In a broad agency announcement dated Aug. 2, the DHS Science and Technology Directorate says it has $8 million to award for proof of concepts for an effort it dubbed DHS Next Generation Tactical Wireless Broadband.

The idea is to introduce a subscription model in order to reduce the network ownership and operating costs by distributing ownership expenses across a wider base than just public safety, the announcement states.

In order for that to be effective, however, DHS says the solution manufacturers will have to demonstrate that capabilities performed today over public safety land mobile networks can work with the same degree of low latency and high availability that can be done using commercial infrastructure.

The solution will also need to include the ability for network managers to manage radios and radio groups over the air and for the devices to seamlessly roam from one network to another.

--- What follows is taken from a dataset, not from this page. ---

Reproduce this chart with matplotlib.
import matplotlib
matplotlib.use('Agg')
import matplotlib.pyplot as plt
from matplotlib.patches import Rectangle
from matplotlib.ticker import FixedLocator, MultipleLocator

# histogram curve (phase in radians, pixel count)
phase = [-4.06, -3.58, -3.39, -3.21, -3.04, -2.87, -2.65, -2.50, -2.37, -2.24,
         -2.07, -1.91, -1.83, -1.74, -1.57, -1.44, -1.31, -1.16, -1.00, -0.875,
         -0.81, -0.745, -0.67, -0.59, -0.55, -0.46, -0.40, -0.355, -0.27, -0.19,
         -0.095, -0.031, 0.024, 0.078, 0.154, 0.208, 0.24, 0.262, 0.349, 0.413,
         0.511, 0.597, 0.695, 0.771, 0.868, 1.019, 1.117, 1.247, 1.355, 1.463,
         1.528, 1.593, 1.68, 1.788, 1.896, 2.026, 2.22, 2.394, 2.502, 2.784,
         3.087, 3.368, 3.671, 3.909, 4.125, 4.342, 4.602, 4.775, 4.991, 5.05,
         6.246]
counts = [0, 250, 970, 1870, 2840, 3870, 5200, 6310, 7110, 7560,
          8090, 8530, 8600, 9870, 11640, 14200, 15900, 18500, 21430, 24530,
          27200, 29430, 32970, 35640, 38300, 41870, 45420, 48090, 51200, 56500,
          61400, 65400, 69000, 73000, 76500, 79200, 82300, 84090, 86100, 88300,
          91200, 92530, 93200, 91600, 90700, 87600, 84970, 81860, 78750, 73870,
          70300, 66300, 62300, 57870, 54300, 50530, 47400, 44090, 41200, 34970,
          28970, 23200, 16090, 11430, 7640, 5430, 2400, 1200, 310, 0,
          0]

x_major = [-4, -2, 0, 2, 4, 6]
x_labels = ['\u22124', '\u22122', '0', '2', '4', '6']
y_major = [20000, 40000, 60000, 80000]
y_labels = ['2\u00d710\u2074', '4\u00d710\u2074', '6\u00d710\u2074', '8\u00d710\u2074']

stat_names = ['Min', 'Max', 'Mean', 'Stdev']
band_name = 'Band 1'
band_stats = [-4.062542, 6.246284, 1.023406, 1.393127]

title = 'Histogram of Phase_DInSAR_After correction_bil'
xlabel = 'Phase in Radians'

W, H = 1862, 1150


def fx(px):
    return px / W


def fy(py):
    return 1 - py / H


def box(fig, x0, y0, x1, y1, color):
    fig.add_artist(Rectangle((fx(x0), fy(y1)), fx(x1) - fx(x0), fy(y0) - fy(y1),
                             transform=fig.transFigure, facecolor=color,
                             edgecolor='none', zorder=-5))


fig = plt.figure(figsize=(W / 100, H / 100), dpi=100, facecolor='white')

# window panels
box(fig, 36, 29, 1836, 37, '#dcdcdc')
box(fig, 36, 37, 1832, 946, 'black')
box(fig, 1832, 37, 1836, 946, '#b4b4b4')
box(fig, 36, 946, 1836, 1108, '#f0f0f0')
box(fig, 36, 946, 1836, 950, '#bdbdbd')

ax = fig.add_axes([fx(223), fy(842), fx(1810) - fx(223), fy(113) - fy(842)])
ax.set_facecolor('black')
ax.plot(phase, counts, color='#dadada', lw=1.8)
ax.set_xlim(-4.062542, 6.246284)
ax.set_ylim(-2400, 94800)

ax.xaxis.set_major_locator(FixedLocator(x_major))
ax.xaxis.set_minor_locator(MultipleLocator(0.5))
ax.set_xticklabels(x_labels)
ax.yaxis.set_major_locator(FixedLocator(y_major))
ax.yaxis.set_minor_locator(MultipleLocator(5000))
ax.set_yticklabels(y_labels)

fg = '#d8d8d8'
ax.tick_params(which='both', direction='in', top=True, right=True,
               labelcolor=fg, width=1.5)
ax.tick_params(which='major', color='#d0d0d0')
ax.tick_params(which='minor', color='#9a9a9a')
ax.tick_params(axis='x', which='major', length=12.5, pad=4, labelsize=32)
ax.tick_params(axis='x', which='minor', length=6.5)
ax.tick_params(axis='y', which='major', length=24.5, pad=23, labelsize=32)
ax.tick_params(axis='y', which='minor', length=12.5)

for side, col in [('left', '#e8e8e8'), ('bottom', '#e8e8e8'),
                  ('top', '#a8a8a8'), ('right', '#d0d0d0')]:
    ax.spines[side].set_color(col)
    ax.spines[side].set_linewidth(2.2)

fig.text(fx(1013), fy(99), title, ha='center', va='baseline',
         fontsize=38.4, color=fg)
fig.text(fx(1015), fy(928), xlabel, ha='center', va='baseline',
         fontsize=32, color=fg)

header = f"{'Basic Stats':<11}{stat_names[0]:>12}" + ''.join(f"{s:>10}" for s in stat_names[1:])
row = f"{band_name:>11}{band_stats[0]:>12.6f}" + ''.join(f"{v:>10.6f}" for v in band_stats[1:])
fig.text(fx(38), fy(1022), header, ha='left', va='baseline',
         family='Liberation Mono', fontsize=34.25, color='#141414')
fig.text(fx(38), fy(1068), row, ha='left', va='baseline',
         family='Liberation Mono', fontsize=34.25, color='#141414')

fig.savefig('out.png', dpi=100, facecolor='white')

A subscription model has the potential to be a "game changing approach," the announcement says, noting that the traditional model of owning the network infrastructure for public safety networks is expensive.

However, whether public safety can be convinced that commercial networks are robust enough for their needs is a different matter. Public safety last year defeated a Federal Communications Commission proposal to auction off a 10-megahertz portion of spectrum known as the D block to the private sector on the condition that public safety have priority access to the spectrum.

Public safety advocates said that private sector companies are unlikely to build a network to the level of robustness needed to guarantee public safety access in the event of a disaster nor prioritize infrastructure repair in remote areas where nonetheless public safety may need connectivity.